Mobile Shopping's Ugly Truth

Josh GordonIt is easy to get carried away in the world of technology marketing, especially within retail. A new technology emerges, the bandwagon fills up, and the sustainability watch begins. Since mobile is the crown jewel of the emerging direct digital marketing pillars, it is interesting to see many solution providers struggling to identify the path to making gobs of money off of such a convenient and personal communications channel. Many believe the proper marketing use of the mobile channel is to send personalized incentives with mass reach (text messaging) to create store traffic and connect the digital shopping experience with the physical shopping experience… simultaneously enhancing both. Recently developments in the world of mobile marketing, however, point to another legitimate scenario.

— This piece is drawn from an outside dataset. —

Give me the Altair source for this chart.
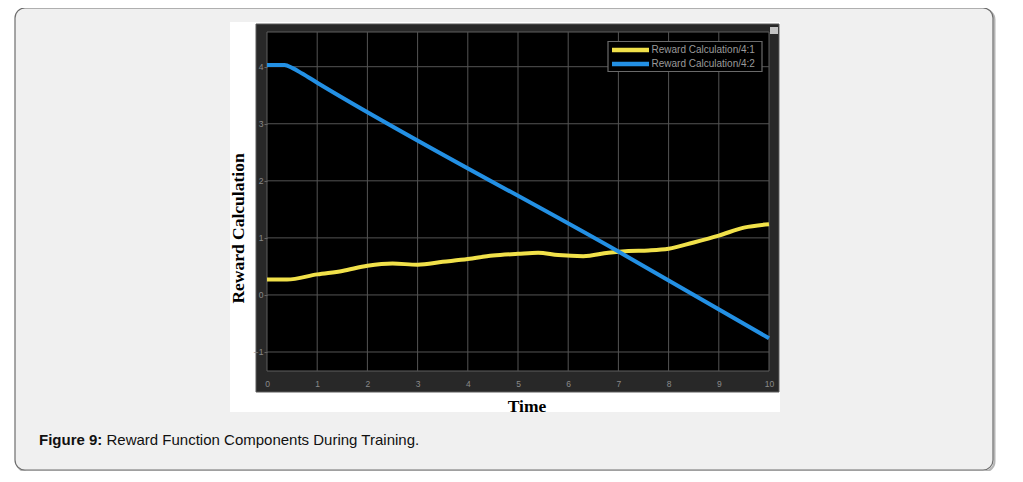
import altair as alt
import pandas as pd

# ---- data ----
series_names = ["Reward Calculation/4:1", "Reward Calculation/4:2"]
series_colors = ["#f1e14a", "#2390e4"]

time_41 = [0, 0.4, 1, 1.5, 2, 2.5, 3, 3.5, 4, 4.5, 5, 5.4, 5.8, 6.3, 6.8, 7.2, 7.6, 8, 8.5, 9, 9.5, 10]
reward_41 = [0.27, 0.27, 0.36, 0.42, 0.51, 0.55, 0.53, 0.58, 0.63, 0.69, 0.72, 0.74, 0.70, 0.68,
             0.74, 0.77, 0.78, 0.81, 0.92, 1.04, 1.18, 1.24]

time_42 = [0, 0.35, 0.5, 0.7, 1, 7, 10]
reward_42 = [4.03, 4.03, 3.98, 3.88, 3.72, 0.76, -0.76]

x_ticks = [0, 1, 2, 3, 4, 5, 6, 7, 8, 9, 10]
y_ticks = [-1, 0, 1, 2, 3, 4]

x_title = "Time"
y_title = "Reward Calculation"
caption_bold = "Figure 9:"
caption_rest = "Reward Function Components During Training."

# ---- layout ----
W, H = 502, 339
x_scale = alt.Scale(domain=[0, 10], nice=False, zero=False)
y_scale = alt.Scale(domain=[-1.333, 4.608], nice=False, zero=False)

x_axis = alt.Axis(values=x_ticks, grid=False, domain=False, ticks=False, labelColor="#8a8a8a",
                  labelFontSize=8.5, labelFont="Liberation Sans", labelPadding=8, title=None,
                  zindex=1, labelFlush=False)
y_axis = alt.Axis(values=y_ticks, grid=False, domain=False, ticks=True, tickSize=3,
                  tickColor="#666666", labelColor="#8a8a8a", labelFontSize=8.5,
                  labelFont="Liberation Sans", labelPadding=1, title=None, zindex=1)

lines_df = pd.DataFrame({
    "time": time_41 + time_42,
    "reward": reward_41 + reward_42,
    "series": [series_names[0]] * len(time_41) + [series_names[1]] * len(time_42),
})
one = pd.DataFrame({"a": [0]})


def box(x1, x2, y1, y2, **kw):
    return alt.Chart(one).mark_rect(**kw).encode(
        x=alt.value(x1), x2=alt.value(x2), y=alt.value(y1), y2=alt.value(y2))


def label(txt, x, y, **kw):
    return alt.Chart(one).mark_text(text=txt, **kw).encode(x=alt.value(x), y=alt.value(y))


shadow = box(-250.5, 727.5, -22.5, 439.5, fill="#f0f0f0", stroke="#b5b5b5", strokeWidth=2, cornerRadius=10)
page_box = box(-252, 726, -24, 438, fill="#f0f0f0", stroke="#6e6e6e", strokeWidth=1.2, cornerRadius=10)
white = box(-37, 513, -10, 380, fill="white")
frame = box(-11, 512, -8, 360, fill="#282828", stroke="#5a5a5a", strokeWidth=1)
icon = box(503, 511, -5, 2, fill="#c4c4c4")
plot_bg = box(0, W, 0, H, fill="black", stroke="#5e5e5e", strokeWidth=1)

vgrid = alt.Chart(pd.DataFrame({"gx": x_ticks[1:-1]})).mark_rule(color="#545454", strokeWidth=1).encode(
    x=alt.X("gx:Q", scale=x_scale, axis=x_axis), y=alt.value(0), y2=alt.value(H))
hgrid = alt.Chart(pd.DataFrame({"gy": y_ticks})).mark_rule(color="#545454", strokeWidth=1).encode(
    y=alt.Y("gy:Q", scale=y_scale, axis=y_axis), x=alt.value(0), x2=alt.value(W))

lines = alt.Chart(lines_df).mark_line(strokeWidth=4, interpolate="monotone").encode(
    x=alt.X("time:Q", scale=x_scale, axis=x_axis),
    y=alt.Y("reward:Q", scale=y_scale, axis=y_axis),
    color=alt.Color("series:N", scale=alt.Scale(domain=series_names, range=series_colors), legend=None),
    detail="series:N",
)

# legend drawn by hand, Simulink-scope style
leg_box = box(341, 495, 9.5, 39.5, fill="black", stroke="#6a6a6a", strokeWidth=1.2)
leg_parts = [leg_box]
for i, (nm, col) in enumerate(zip(series_names, series_colors)):
    yy = 18 + 14 * i
    leg_parts.append(alt.Chart(one).mark_rule(color=col, strokeWidth=4.5).encode(
        x=alt.value(345), x2=alt.value(382), y=alt.value(yy)))
    leg_parts.append(label(nm, 384.5, yy, align="left", baseline="middle", fontSize=10,
                           font="Liberation Sans", color="#9a9a9a"))

ytitle = label(y_title, -28, 196.5, angle=270, align="center", baseline="middle", fontSize=17.5,
               font="Liberation Serif", fontWeight="bold", color="black")
xtitle = label(x_title, 260, 380, align="center", baseline="alphabetic", fontSize=17.5,
               font="Liberation Serif", fontWeight="bold", color="black")
cap1 = label(caption_bold, -228, 412.5, align="left", baseline="alphabetic", fontSize=15,
             font="Liberation Sans", fontWeight="bold", color="#111111")
cap2 = label(caption_rest, -228 + 67.5, 412.5, align="left", baseline="alphabetic", fontSize=15,
             font="Liberation Sans", color="#111111")

chart = alt.layer(
    shadow, page_box, white, frame, icon, plot_bg, vgrid, hgrid, lines, *leg_parts,
    ytitle, xtitle, cap1, cap2,
).properties(
    width=W, height=H,
    autosize=alt.AutoSizeParams(type="none"),
    padding={"left": 259, "top": 24, "right": 240, "bottom": 100},
).configure_view(stroke=None)

chart.save("out.html", embed_options={"renderer": "svg", "actions": False})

According to a recent study from Thomas/Ferrous, Inc. and Q&A Research, a high concentration – 48 percent – of consumers who download apps have downloaded a shopping app.

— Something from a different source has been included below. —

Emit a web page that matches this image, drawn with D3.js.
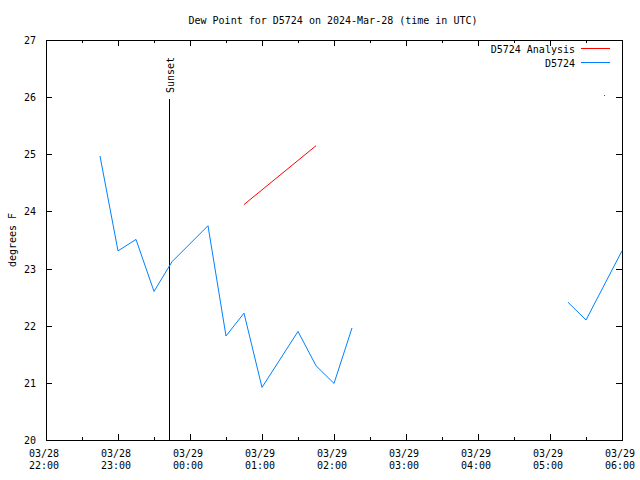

While that number seems high, we must keep in mind that only about a quarter of mobile-savvy consumers actually download apps in the first place. The concentration is high, but the total number of those downloading and using shopping apps is not.

There are two takeaways from this still developing market.

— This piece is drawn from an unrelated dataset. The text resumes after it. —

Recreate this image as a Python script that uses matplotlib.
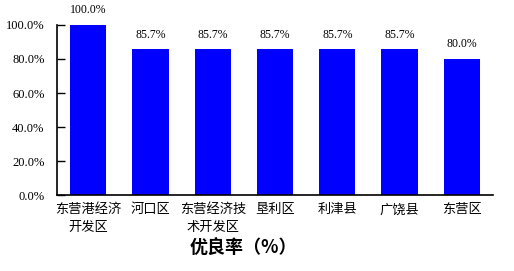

First, competition is not just coming from the store next door, across the street, or across town. The competition has now invaded the physical shopping space. Reaching price sensitive shoppers who scour the mobile Web for a deal while in your store becomes challenging, and places an extra need on improvements to the experience of shopping. Since it is still early in 2010 it is fair to predict that capturing mobile-savvy, price sensitive shoppers is an emerging challenge for marketers.

Second, mCommerce also raises the question of attribution. Should the mobile channel be used to capture sales like the Web, or redirect and incentivize consumers to shop online or in-store? Both mobile strategies are currently in play, with a winner far from determined.

While consumer adoption of purchasing items on a mobile device still remains low, it will be interesting to watch as mobile battles to become another selling channel alongside the Web. Regardless of what happens, SMS stills play an integral role in any mobile marketing campaign, whether a text points a consumer to a store or a mobile website.

The fate and future of mCommerce is not yet decided by any estimation. But the question is worth asking: Does mCommerce deserve a line item on the retailer’s marketing budget, or is mobile better used as a way to connect the Web and bricks-and-mortar channels?